Collected data ->
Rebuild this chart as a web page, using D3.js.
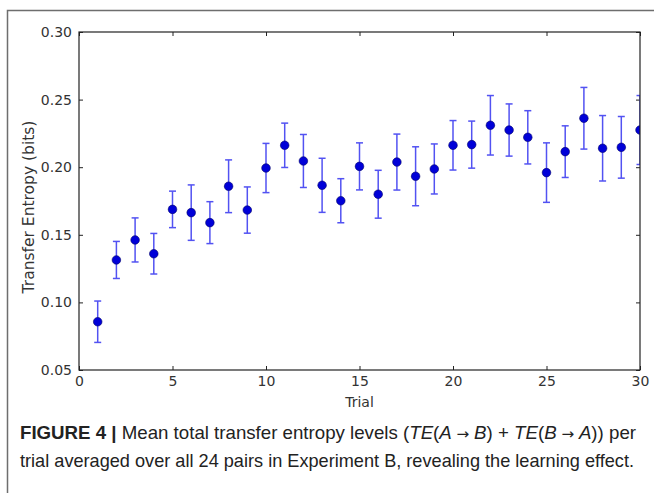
<!DOCTYPE html>
<html>
<head>
<meta charset="utf-8">
<script src="https://cdn.jsdelivr.net/npm/d3@7"></script>
<style>
  body { margin: 0; background: #fff; }
  svg { display: block; }
</style>
</head>
<body>
<div id="chart"></div>
<script>
// data
var trials = [1, 2, 3, 4, 5, 6, 7, 8, 9, 10, 11, 12, 13, 14, 15,
              16, 17, 18, 19, 20, 21, 22, 23, 24, 25, 26, 27, 28, 29, 30];
var meanTE = [0.0857, 0.1314, 0.1462, 0.1360, 0.1688, 0.1664, 0.1590, 0.1859, 0.1683, 0.1994,
              0.2162, 0.2046, 0.1866, 0.1752, 0.2006, 0.1800, 0.2038, 0.1933, 0.1987, 0.2162,
              0.2167, 0.2310, 0.2275, 0.2221, 0.1960, 0.2115, 0.2362, 0.2140, 0.2147, 0.2275];
var errTE = [0.0153, 0.0137, 0.0163, 0.0150, 0.0135, 0.0205, 0.0155, 0.0195, 0.0171, 0.0182,
             0.0164, 0.0196, 0.0200, 0.0163, 0.0174, 0.0177, 0.0207, 0.0218, 0.0185, 0.0183,
             0.0174, 0.0220, 0.0193, 0.0197, 0.0220, 0.0191, 0.0228, 0.0242, 0.0228, 0.0255];
var xTicks = [0, 5, 10, 15, 20, 25, 30];
var yTicks = [0.05, 0.10, 0.15, 0.20, 0.25, 0.30];

var W = 654, H = 493;
var margin = {top: 32, right: 14, bottom: 123, left: 79},
    width = W - margin.left - margin.right,
    height = H - margin.top - margin.bottom;

var svg = d3.select("#chart").append("svg")
    .attr("width", W)
    .attr("height", H);

// outer frame of the figure panel (left + top only)
svg.append("path")
    .attr("d", "M7.5," + H + "V10.5H" + W)
    .attr("fill", "none")
    .attr("stroke", "#6e6e6e")
    .attr("stroke-width", 1.5);

var g = svg.append("g")
    .attr("transform", "translate(" + margin.left + "," + margin.top + ")");

var x = d3.scaleLinear().domain([0, 30]).range([0, width]);
var y = d3.scaleLinear().domain([0.05, 0.30]).range([height, 0]);

var tickFont = "'DejaVu Sans', sans-serif";

// axes, matplotlib classic style: ticks inward on all four sides
function styleAxis(sel, showLabels) {
  sel.select(".domain").remove();
  sel.selectAll(".tick line").attr("stroke", "#222").attr("stroke-width", 1);
  sel.selectAll(".tick text")
    .attr("fill", "#333")
    .style("font-family", tickFont)
    .style("font-size", "14px");
  if (!showLabels) sel.selectAll(".tick text").remove();
}

g.append("g")
    .attr("transform", "translate(0," + height + ")")
    .call(d3.axisBottom(x).tickValues(xTicks).tickSizeInner(-4).tickPadding(6))
    .call(styleAxis, true);
g.append("g")
    .call(d3.axisTop(x).tickValues(xTicks).tickSizeInner(-4))
    .call(styleAxis, false);
g.append("g")
    .call(d3.axisLeft(y).tickValues(yTicks).tickSizeInner(-4).tickPadding(7)
      .tickFormat(d3.format(".2f")))
    .call(styleAxis, true);
g.append("g")
    .attr("transform", "translate(" + width + ",0)")
    .call(d3.axisRight(y).tickValues(yTicks).tickSizeInner(-4))
    .call(styleAxis, false);

// clip so the last point gets cut at the right spine
g.append("clipPath").attr("id", "plotclip")
  .append("rect").attr("width", width).attr("height", height);

var pts = trials.map(function(t, i) { return {t: t, m: meanTE[i], e: errTE[i]}; });
var plot = g.append("g").attr("clip-path", "url(#plotclip)");

var bars = plot.selectAll(".err")
  .data(pts)
  .enter().append("g")
    .attr("class", "err")
    .attr("stroke", "#5252f2")
    .attr("stroke-width", 1.5);
bars.append("line")
    .attr("x1", function(d) { return x(d.t); })
    .attr("x2", function(d) { return x(d.t); })
    .attr("y1", function(d) { return y(d.m - d.e); })
    .attr("y2", function(d) { return y(d.m + d.e); });
bars.append("line")
    .attr("x1", function(d) { return x(d.t) - 3.5; })
    .attr("x2", function(d) { return x(d.t) + 3.5; })
    .attr("y1", function(d) { return y(d.m + d.e); })
    .attr("y2", function(d) { return y(d.m + d.e); });
bars.append("line")
    .attr("x1", function(d) { return x(d.t) - 3.5; })
    .attr("x2", function(d) { return x(d.t) + 3.5; })
    .attr("y1", function(d) { return y(d.m - d.e); })
    .attr("y2", function(d) { return y(d.m - d.e); });

plot.selectAll(".dot")
  .data(pts)
  .enter().append("circle")
    .attr("class", "dot")
    .attr("cx", function(d) { return x(d.t); })
    .attr("cy", function(d) { return y(d.m); })
    .attr("r", 4.3)
    .attr("fill", "#0000d8")
    .attr("stroke", "#00006a")
    .attr("stroke-width", 0.6);

// spines
g.append("rect")
    .attr("width", width).attr("height", height)
    .attr("fill", "none")
    .attr("stroke", "#222")
    .attr("stroke-width", 1.2);

// axis titles
g.append("text")
    .attr("x", width / 2)
    .attr("y", height + 37)
    .attr("text-anchor", "middle")
    .attr("fill", "#333")
    .style("font-family", tickFont)
    .style("font-size", "14px")
    .text("Trial");
g.append("text")
    .attr("transform", "translate(-45," + (height / 2 + 6) + ") rotate(-90)")
    .attr("text-anchor", "middle")
    .attr("fill", "#333")
    .style("font-family", tickFont)
    .style("font-size", "15.5px")
    .text("Transfer Entropy (bits)");

// caption (narrow face: squeeze glyphs to the measured line width)
var capFont = "'Liberation Sans', Arial, sans-serif";
var mathFont = "'DejaVu Sans', sans-serif";
var arrow = "<tspan font-family=\"" + mathFont + "\" font-size='15px'>\u00a0\u2192\u00a0</tspan>";
function captionLine(yPos, str, targetW) {
  var t = svg.append("text")
      .attr("x", 20)
      .attr("y", yPos)
      .attr("fill", "#222")
      .attr("textLength", targetW)
      .attr("lengthAdjust", "spacingAndGlyphs")
      .style("font-family", capFont)
      .style("font-size", "18.5px");
  t.html(str);
  return t;
}
captionLine(439,
  "<tspan font-weight='bold'>FIGURE 4 |\u00a0</tspan>Mean total transfer entropy levels (" +
  "<tspan font-style='italic'>TE</tspan>(<tspan font-style='italic'>A</tspan>" + arrow +
  "<tspan font-style='italic'>B</tspan>)\u00a0+\u00a0<tspan font-style='italic'>TE</tspan>(" +
  "<tspan font-style='italic'>B</tspan>" + arrow +
  "<tspan font-style='italic'>A</tspan>)) per", 616);
captionLine(467,
  "trial averaged over all 24 pairs in Experiment B, revealing the learning effect.", 614);
</script>
</body>
</html>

The exercise ->
In the data above, please extract the lines from the first one through the line with "var yTicks = [0.05, 0.10, 0.15, 0.20, 0.25, 0.30];", exactly, and keep pictures out.

Task response ->
Rebuild this chart as a web page, using D3.js.
<!DOCTYPE html>
<html>
<head>
<meta charset="utf-8">
<script src="https://cdn.jsdelivr.net/npm/d3@7"></script>
<style>
  body { margin: 0; background: #fff; }
  svg { display: block; }
</style>
</head>
<body>
<div id="chart"></div>
<script>
// data
var trials = [1, 2, 3, 4, 5, 6, 7, 8, 9, 10, 11, 12, 13, 14, 15,
              16, 17, 18, 19, 20, 21, 22, 23, 24, 25, 26, 27, 28, 29, 30];
var meanTE = [0.0857, 0.1314, 0.1462, 0.1360, 0.1688, 0.1664, 0.1590, 0.1859, 0.1683, 0.1994,
              0.2162, 0.2046, 0.1866, 0.1752, 0.2006, 0.1800, 0.2038, 0.1933, 0.1987, 0.2162,
              0.2167, 0.2310, 0.2275, 0.2221, 0.1960, 0.2115, 0.2362, 0.2140, 0.2147, 0.2275];
var errTE = [0.0153, 0.0137, 0.0163, 0.0150, 0.0135, 0.0205, 0.0155, 0.0195, 0.0171, 0.0182,
             0.0164, 0.0196, 0.0200, 0.0163, 0.0174, 0.0177, 0.0207, 0.0218, 0.0185, 0.0183,
             0.0174, 0.0220, 0.0193, 0.0197, 0.0220, 0.0191, 0.0228, 0.0242, 0.0228, 0.0255];
var xTicks = [0, 5, 10, 15, 20, 25, 30];
var yTicks = [0.05, 0.10, 0.15, 0.20, 0.25, 0.30];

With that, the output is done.